DATASET ROWS |
┌──

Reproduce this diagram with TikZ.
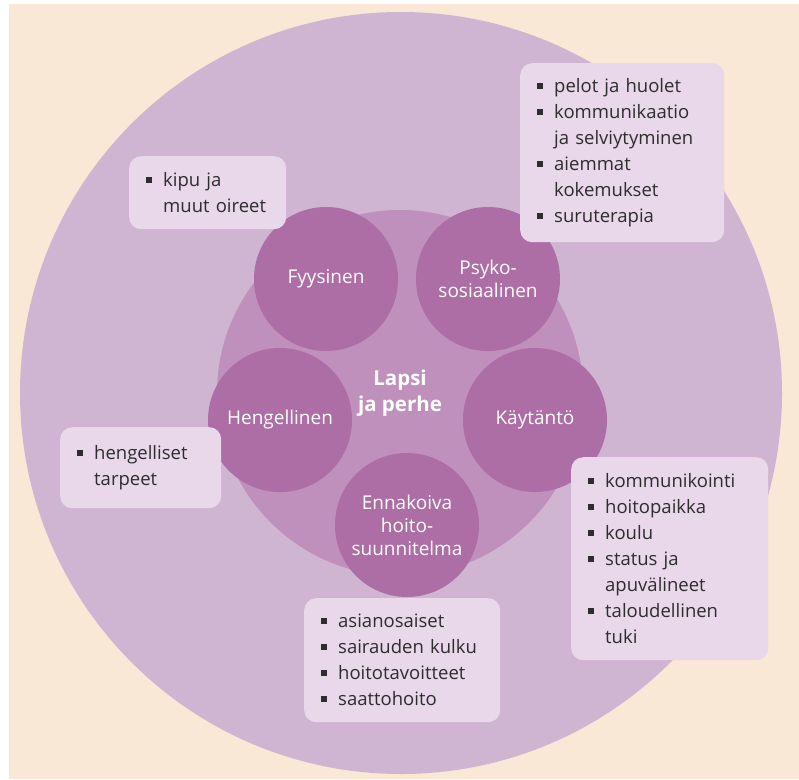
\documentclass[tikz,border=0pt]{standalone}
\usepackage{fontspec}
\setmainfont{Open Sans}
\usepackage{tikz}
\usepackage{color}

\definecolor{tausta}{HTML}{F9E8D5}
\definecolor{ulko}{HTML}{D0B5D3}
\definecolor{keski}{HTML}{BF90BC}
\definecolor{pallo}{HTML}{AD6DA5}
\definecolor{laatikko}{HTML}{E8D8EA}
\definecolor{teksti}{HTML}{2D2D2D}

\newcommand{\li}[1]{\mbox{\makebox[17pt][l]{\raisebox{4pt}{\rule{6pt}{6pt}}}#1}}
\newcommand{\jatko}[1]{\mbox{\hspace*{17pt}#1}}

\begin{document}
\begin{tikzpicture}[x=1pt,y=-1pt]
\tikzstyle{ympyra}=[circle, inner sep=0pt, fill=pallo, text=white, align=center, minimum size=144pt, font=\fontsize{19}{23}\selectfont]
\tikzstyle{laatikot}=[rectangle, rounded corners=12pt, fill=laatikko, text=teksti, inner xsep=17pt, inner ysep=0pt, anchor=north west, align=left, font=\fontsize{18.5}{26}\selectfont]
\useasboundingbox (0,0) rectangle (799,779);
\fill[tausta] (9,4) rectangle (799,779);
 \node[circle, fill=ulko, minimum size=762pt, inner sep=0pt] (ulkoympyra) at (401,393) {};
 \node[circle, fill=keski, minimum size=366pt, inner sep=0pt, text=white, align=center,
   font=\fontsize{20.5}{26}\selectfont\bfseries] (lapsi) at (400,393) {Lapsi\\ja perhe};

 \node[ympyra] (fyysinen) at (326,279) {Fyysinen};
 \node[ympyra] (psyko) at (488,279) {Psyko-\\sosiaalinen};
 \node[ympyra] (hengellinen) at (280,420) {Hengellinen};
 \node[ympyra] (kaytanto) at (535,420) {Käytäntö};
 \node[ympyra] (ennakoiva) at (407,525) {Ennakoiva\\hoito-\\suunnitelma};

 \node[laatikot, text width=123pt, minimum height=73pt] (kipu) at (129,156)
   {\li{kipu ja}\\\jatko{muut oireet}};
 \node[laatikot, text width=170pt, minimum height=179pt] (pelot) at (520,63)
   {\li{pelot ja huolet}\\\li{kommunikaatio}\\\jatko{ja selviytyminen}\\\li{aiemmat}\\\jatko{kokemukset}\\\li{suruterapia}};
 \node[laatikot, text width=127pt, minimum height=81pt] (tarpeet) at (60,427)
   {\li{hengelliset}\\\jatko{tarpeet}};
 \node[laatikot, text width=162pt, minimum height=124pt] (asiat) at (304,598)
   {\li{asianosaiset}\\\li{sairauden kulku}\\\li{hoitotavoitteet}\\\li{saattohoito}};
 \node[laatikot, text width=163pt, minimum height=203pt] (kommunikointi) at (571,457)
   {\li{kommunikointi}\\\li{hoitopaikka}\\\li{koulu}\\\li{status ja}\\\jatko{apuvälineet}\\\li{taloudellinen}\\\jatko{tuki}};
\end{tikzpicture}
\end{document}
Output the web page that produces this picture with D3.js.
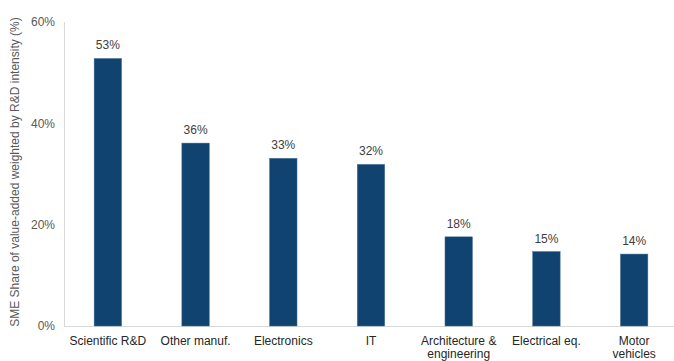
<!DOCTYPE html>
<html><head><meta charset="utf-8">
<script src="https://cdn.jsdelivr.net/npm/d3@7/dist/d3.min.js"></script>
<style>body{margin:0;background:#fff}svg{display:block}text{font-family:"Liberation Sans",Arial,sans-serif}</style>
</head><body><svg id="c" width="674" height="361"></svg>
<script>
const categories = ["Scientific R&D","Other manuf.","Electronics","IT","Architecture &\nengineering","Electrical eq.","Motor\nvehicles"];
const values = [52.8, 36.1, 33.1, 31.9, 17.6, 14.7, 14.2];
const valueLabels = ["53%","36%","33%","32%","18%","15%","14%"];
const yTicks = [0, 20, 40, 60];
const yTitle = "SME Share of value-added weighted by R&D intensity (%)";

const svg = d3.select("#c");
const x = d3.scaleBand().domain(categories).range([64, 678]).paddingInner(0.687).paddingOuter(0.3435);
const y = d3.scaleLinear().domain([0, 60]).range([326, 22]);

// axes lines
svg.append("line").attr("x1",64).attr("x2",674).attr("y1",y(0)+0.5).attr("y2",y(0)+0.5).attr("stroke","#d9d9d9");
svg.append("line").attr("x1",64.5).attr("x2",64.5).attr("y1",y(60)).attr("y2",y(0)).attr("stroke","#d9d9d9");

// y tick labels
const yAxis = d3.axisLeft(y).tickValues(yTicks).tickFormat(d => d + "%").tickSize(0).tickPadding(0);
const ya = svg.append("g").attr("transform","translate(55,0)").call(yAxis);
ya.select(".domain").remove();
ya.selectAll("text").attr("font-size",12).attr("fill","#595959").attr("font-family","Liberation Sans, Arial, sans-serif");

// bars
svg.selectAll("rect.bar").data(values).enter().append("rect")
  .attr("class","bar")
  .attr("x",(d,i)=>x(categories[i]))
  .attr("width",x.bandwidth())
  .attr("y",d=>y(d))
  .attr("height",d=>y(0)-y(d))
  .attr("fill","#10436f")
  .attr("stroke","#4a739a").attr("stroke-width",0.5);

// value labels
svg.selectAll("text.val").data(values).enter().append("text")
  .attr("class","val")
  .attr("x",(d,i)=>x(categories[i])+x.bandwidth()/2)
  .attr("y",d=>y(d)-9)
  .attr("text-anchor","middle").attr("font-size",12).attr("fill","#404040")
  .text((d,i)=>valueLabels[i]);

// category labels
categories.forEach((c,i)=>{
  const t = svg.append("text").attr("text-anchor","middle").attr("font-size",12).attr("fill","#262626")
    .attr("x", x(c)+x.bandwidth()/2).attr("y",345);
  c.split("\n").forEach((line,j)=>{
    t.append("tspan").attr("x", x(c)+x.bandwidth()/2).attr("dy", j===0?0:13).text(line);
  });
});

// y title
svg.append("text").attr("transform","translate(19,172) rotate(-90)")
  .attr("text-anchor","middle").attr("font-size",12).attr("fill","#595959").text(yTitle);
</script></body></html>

└──

WHAT YOU WILL DO | Write out again, exactly, the lines from the start of the listing up to the line containing "(ennakoiva) at (407,525)", with both ends and without pictures.

EXERCISE RESULT |
Reproduce this diagram with TikZ.
\documentclass[tikz,border=0pt]{standalone}
\usepackage{fontspec}
\setmainfont{Open Sans}
\usepackage{tikz}
\usepackage{color}

\definecolor{tausta}{HTML}{F9E8D5}
\definecolor{ulko}{HTML}{D0B5D3}
\definecolor{keski}{HTML}{BF90BC}
\definecolor{pallo}{HTML}{AD6DA5}
\definecolor{laatikko}{HTML}{E8D8EA}
\definecolor{teksti}{HTML}{2D2D2D}

\newcommand{\li}[1]{\mbox{\makebox[17pt][l]{\raisebox{4pt}{\rule{6pt}{6pt}}}#1}}
\newcommand{\jatko}[1]{\mbox{\hspace*{17pt}#1}}

\begin{document}
\begin{tikzpicture}[x=1pt,y=-1pt]
\tikzstyle{ympyra}=[circle, inner sep=0pt, fill=pallo, text=white, align=center, minimum size=144pt, font=\fontsize{19}{23}\selectfont]
\tikzstyle{laatikot}=[rectangle, rounded corners=12pt, fill=laatikko, text=teksti, inner xsep=17pt, inner ysep=0pt, anchor=north west, align=left, font=\fontsize{18.5}{26}\selectfont]
\useasboundingbox (0,0) rectangle (799,779);
\fill[tausta] (9,4) rectangle (799,779);
 \node[circle, fill=ulko, minimum size=762pt, inner sep=0pt] (ulkoympyra) at (401,393) {};
 \node[circle, fill=keski, minimum size=366pt, inner sep=0pt, text=white, align=center,
   font=\fontsize{20.5}{26}\selectfont\bfseries] (lapsi) at (400,393) {Lapsi\\ja perhe};

 \node[ympyra] (fyysinen) at (326,279) {Fyysinen};
 \node[ympyra] (psyko) at (488,279) {Psyko-\\sosiaalinen};
 \node[ympyra] (hengellinen) at (280,420) {Hengellinen};
 \node[ympyra] (kaytanto) at (535,420) {Käytäntö};
 \node[ympyra] (ennakoiva) at (407,525) {Ennakoiva\\hoito-\\suunnitelma};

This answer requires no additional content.